Soon a purchaser arrived. The horse’s teeth were examined; from its knees down to its hooves and upwards the prospective buyer thumbed and fingered for rings, curbs, s
pavins, signs of ‘firing’ or old injuries or scars. Then the horse must show its paces. Its owner tugged at its head and surreptitiously tapped its flanks with his ashplant. He had no need to. This horse was vibrant with life, trotting up and down the centre of the street. Then there was the ritual walk away in disgust by the buyer at the price expected, and the equally disgusted attempt by the owner to drag his horse home because of the miserable price offered. At last both were brought together by the ‘tangler’. With a continuous quick patter he groped anxiously for each man’s semi-reluctant but readily available wrist. Raising his voice to attract nearby witnesses to his skill and success, he shouted the price, then violently slapped his hands into each of the other two men’s open palms. Luck money is paid over as the tangler gets his cut; the innocent victim, the horse, has a new owner. No doubt the horse, rid of the irritant at its rear end, soon became once again the tired old animal that had been dragged to the fair.

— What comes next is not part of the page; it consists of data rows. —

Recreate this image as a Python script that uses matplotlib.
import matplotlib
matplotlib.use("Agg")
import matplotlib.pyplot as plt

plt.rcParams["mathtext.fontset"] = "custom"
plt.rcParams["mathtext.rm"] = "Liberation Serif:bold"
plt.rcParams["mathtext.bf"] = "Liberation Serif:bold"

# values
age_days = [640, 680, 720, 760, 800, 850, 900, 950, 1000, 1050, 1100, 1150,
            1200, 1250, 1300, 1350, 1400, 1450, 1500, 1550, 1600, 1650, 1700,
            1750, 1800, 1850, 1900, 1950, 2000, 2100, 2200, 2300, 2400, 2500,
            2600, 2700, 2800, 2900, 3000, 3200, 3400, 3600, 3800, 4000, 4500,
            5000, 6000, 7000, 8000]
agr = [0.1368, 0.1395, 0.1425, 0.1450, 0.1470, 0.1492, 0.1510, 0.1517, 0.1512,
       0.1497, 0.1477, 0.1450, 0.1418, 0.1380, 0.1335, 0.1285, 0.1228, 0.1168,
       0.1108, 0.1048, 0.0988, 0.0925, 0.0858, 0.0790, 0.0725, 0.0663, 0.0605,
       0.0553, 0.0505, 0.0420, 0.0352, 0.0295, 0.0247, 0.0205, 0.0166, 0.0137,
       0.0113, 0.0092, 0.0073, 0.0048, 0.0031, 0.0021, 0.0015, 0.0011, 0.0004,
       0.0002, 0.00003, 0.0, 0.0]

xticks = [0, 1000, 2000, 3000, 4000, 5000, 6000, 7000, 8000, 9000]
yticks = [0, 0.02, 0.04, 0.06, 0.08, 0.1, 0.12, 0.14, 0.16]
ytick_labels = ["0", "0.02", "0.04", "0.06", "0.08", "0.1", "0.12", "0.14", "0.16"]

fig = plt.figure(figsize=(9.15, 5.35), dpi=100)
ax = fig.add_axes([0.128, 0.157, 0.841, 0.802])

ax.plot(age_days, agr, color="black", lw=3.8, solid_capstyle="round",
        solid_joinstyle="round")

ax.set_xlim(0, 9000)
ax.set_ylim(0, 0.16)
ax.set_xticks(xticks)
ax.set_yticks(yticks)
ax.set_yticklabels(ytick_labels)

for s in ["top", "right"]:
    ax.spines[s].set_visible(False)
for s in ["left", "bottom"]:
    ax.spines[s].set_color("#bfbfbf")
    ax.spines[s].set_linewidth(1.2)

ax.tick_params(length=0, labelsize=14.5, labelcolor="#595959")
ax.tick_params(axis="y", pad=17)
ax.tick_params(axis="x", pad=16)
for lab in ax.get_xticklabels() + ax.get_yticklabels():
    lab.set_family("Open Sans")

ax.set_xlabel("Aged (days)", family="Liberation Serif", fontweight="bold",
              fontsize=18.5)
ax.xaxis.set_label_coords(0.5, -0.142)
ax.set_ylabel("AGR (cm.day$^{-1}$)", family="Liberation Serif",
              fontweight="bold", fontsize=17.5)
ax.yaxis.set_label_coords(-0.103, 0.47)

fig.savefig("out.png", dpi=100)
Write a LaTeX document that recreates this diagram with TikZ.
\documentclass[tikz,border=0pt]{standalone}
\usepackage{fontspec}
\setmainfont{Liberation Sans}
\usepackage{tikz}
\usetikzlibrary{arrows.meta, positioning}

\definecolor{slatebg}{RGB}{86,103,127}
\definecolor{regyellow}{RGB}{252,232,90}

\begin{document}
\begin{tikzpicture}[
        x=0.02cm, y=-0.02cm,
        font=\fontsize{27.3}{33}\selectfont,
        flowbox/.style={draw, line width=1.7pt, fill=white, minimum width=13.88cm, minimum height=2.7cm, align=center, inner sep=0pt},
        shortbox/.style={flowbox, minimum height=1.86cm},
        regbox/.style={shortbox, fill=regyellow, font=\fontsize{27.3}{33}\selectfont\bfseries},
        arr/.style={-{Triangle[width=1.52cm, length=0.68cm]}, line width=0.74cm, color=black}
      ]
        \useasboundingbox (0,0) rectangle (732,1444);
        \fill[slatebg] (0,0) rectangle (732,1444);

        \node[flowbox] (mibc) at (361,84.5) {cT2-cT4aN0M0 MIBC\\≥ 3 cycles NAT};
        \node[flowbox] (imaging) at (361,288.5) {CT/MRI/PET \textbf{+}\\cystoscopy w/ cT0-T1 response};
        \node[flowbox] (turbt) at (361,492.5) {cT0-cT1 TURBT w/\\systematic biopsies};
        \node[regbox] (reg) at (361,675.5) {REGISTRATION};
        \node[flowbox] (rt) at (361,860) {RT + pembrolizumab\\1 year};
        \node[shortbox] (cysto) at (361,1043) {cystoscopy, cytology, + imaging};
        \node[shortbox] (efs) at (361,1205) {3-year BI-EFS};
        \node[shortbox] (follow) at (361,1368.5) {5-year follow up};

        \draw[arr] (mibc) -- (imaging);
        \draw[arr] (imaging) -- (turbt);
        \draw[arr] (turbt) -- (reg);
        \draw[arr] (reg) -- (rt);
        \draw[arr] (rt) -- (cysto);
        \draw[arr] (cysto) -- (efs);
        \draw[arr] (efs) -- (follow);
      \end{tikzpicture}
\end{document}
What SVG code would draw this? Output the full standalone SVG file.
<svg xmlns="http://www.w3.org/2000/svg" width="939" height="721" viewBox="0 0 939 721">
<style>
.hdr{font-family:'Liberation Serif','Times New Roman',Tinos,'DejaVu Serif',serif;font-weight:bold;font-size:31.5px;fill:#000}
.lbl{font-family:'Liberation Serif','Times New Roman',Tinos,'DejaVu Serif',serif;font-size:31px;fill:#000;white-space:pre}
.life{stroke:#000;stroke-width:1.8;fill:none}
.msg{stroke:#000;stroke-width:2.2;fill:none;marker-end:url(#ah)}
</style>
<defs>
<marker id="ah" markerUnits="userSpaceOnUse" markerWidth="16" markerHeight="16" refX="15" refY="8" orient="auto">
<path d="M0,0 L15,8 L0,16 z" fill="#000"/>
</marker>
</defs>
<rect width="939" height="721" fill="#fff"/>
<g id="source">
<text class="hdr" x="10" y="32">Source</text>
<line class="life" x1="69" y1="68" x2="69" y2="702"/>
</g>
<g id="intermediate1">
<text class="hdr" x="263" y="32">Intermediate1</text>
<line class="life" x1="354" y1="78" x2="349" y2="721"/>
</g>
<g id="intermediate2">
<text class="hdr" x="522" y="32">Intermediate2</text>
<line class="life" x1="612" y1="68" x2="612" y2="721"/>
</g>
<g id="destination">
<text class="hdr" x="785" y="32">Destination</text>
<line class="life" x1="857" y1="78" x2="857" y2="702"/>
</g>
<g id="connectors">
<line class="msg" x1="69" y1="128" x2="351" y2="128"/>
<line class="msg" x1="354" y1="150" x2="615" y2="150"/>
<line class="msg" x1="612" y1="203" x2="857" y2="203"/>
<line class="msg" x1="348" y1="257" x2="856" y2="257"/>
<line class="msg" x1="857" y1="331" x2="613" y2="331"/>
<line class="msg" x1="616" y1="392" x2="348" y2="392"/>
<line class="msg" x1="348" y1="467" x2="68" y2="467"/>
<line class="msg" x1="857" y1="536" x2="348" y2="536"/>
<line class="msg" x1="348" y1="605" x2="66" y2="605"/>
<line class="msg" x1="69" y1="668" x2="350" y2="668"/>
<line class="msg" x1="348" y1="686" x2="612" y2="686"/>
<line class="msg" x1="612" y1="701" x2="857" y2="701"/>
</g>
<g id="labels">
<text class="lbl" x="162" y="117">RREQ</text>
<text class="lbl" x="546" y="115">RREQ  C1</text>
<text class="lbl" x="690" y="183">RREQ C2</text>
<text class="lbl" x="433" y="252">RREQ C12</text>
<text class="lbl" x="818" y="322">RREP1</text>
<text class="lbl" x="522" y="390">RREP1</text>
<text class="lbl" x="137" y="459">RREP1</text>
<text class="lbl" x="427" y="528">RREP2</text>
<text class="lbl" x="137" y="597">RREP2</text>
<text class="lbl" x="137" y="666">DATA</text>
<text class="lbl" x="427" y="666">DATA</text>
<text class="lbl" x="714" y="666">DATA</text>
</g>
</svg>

As children we spent a lot of our time on the Ballymahon Road, which encircled the fair green where we played football and where Duffy’s Circus pitched its tents every year. Speechless with excitement, for I had never done it before, I once led the small giddy circus pony down from the railway goods yard where the animals had arrived — ‘Hold her by the ring, in the bit, and you’ll be alright’. She was so different from Molloy’s donkey, frisky even after a day’s work; unsure of myself and the pony, I was relieved to be rid of her. Promised a ticket for the circus on the morrow, credulous child, I learned not to believe grownups always — there was no ticket.